Despite having written his own autobiography, which remained unpublished throughout his lifetime, Darwin has always been a popular target for biographers — though many have come to different conclusions about his character.
“Ambivalence and ambiguity in Darwin’s own recollections left the field open to biography,” Browne said.
The first biography of Darwin, which was published by his son, Francis, was “the Victorian equivalent of credit building,” she said.
The biography highlights such qualities as Darwin’s role as a loving father and a good friend, as well as his ability to endure an unidentified lifelong illness. After his death, biographies tended to focus on his work and highlighted his role as a scientist. Following WWI, researchers such as Nora Barlow focused on the failure of Darwin’s religious belief, tying this to the perception that science was at odds with religion. After WWII, the focus shifted to Darwin’s finches — which were not fully understood until many years after his death.
Biographers, however, agree on certain elements of Darwin’s life, such as the fact that his voyage on the Beagle was a turning point in his life.

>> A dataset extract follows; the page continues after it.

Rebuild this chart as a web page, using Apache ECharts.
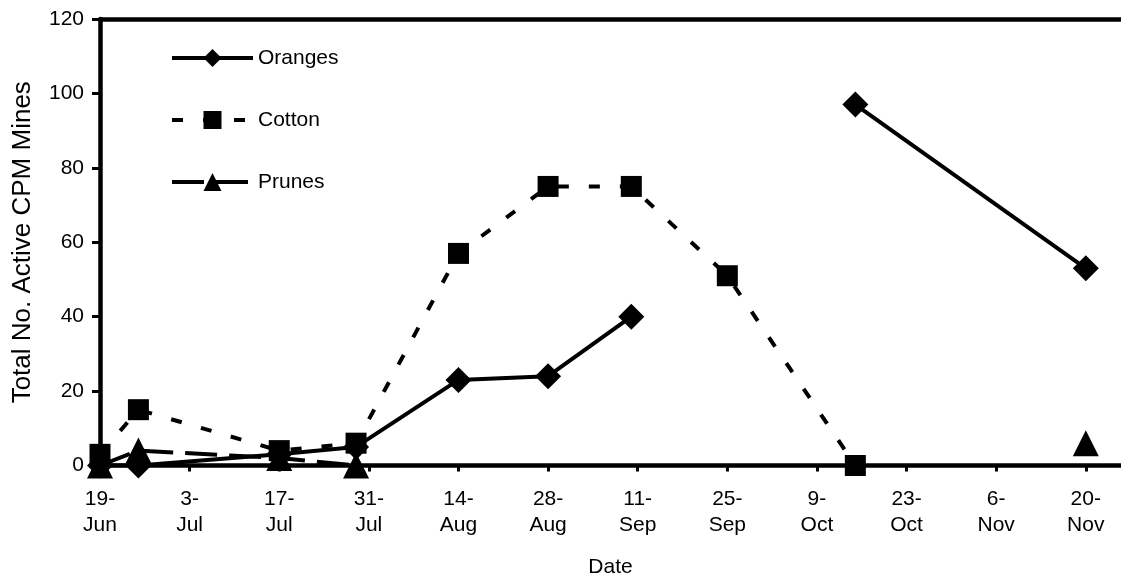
<!DOCTYPE html>
<html><head><meta charset="utf-8">
<script src="https://cdn.jsdelivr.net/npm/echarts@6/dist/echarts.min.js"></script>
<style>html,body{margin:0;padding:0;background:#fff}#c{width:1121px;height:578px}</style>
</head><body><div id="c"></div>
<script>
const START = '2002-06-19';
const dates = ['2002-06-19','2002-06-25','2002-07-17','2002-07-29','2002-08-14','2002-08-28','2002-09-10','2002-09-25','2002-10-15','2002-11-20'];
const oranges = [0, 0, 3, 5, 23, 24, 40, null, 97, 53];
const cotton  = [3, 15, 4, 6, 57, 75, 75, 51, 0, null];
const prunes  = [0, 4, 2, 0, null, null, null, null, null, 6];
const tickLabels = ['19-\nJun','3-\nJul','17-\nJul','31-\nJul','14-\nAug','28-\nAug','11-\nSep','25-\nSep','9-\nOct','23-\nOct','6-\nNov','20-\nNov'];

const FONT = '"Liberation Sans", Arial, sans-serif';
const dayOf = d => (Date.parse(d) - Date.parse(START)) / 86400000;
const pairs = vals => dates.map((d, i) => [dayOf(d), vals[i]]);

const chart = echarts.init(document.getElementById('c'), null, {renderer: 'canvas'});
chart.setOption({
  animation: false,
  backgroundColor: '#fff',
  textStyle: {fontFamily: FONT, color: '#000'},
  grid: {left: 100, right: 0, top: 19, bottom: 112.5, containLabel: false, outerBoundsMode: 'none'},
  legend: {
    orient: 'vertical', left: 165, top: 41.75, padding: 5,
    itemWidth: 81, itemHeight: 22.5, itemGap: 39.5,
    lineStyle: {width: 4},
    textStyle: {fontFamily: FONT, fontSize: 21, color: '#000', lineHeight: 22.5},
    data: ['Oranges', 'Cotton', 'Prunes']
  },
  xAxis: [{
    type: 'value', min: 0, max: 159.5, interval: 14,
    name: 'Date', nameLocation: 'middle', nameGap: 90,
    nameTextStyle: {fontFamily: FONT, fontSize: 21, color: '#000', lineHeight: 24},
    axisLine: {show: true, onZero: false, lineStyle: {color: '#000', width: 4.5}},
    axisTick: {show: true, inside: false, length: 6, lineStyle: {color: '#000', width: 3}},
    axisLabel: {
      margin: 21, fontFamily: FONT, fontSize: 21, color: '#000', lineHeight: 26,
      showMaxLabel: false,
      formatter: v => (v % 14 === 0 ? (tickLabels[v / 14] || '') : '')
    },
    splitLine: {show: false}
  }, {
    type: 'value', position: 'top', min: 0, max: 159.5,
    axisLine: {show: true, onZero: false, lineStyle: {color: '#000', width: 4.5}},
    axisTick: {show: false}, axisLabel: {show: false}, splitLine: {show: false}
  }],
  yAxis: {
    type: 'value', min: 0, max: 120, interval: 20,
    name: 'Total No. Active CPM Mines', nameLocation: 'middle', nameGap: 61, nameRotate: 90,
    nameTextStyle: {fontFamily: FONT, fontSize: 26, color: '#000', lineHeight: 30},
    axisLine: {show: true, onZero: false, lineStyle: {color: '#000', width: 4.5}},
    axisTick: {show: true, inside: false, length: 8, lineStyle: {color: '#000', width: 3}},
    axisLabel: {margin: 16, fontFamily: FONT, fontSize: 21, color: '#000'},
    splitLine: {show: false}
  },
  series: [{
    name: 'Oranges', type: 'line', data: pairs(oranges),
    symbol: 'diamond', symbolSize: 26, connectNulls: false,
    lineStyle: {color: '#000', width: 4, type: 'solid'},
    itemStyle: {color: '#000'}
  }, {
    name: 'Cotton', type: 'line', data: pairs(cotton),
    symbol: 'rect', symbolSize: 21, connectNulls: false,
    lineStyle: {color: '#000', width: 4, type: [11, 20], cap: 'butt'},
    itemStyle: {color: '#000'}
  }, {
    name: 'Prunes', type: 'line', data: pairs(prunes),
    symbol: 'triangle', symbolSize: 26, connectNulls: false,
    lineStyle: {color: '#000', width: 4, type: [32, 12], cap: 'butt'},
    itemStyle: {color: '#000'}
  }]
});
</script></body></html>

Browne’s two-part biography on Darwin, published in 1995 and 2002, tried to provide a fuller biography of Darwin by analyzing both his professional and domestic life. Even this attempt to document Darwin’s life may not have been completely accurate, Browne said.
“We’re probably just as embedded in our own world image as the people we are talking about were, but we can’t see it,” she said.
Audience members said they attended the lecture to understand more about the revolutionary figure of Darwin.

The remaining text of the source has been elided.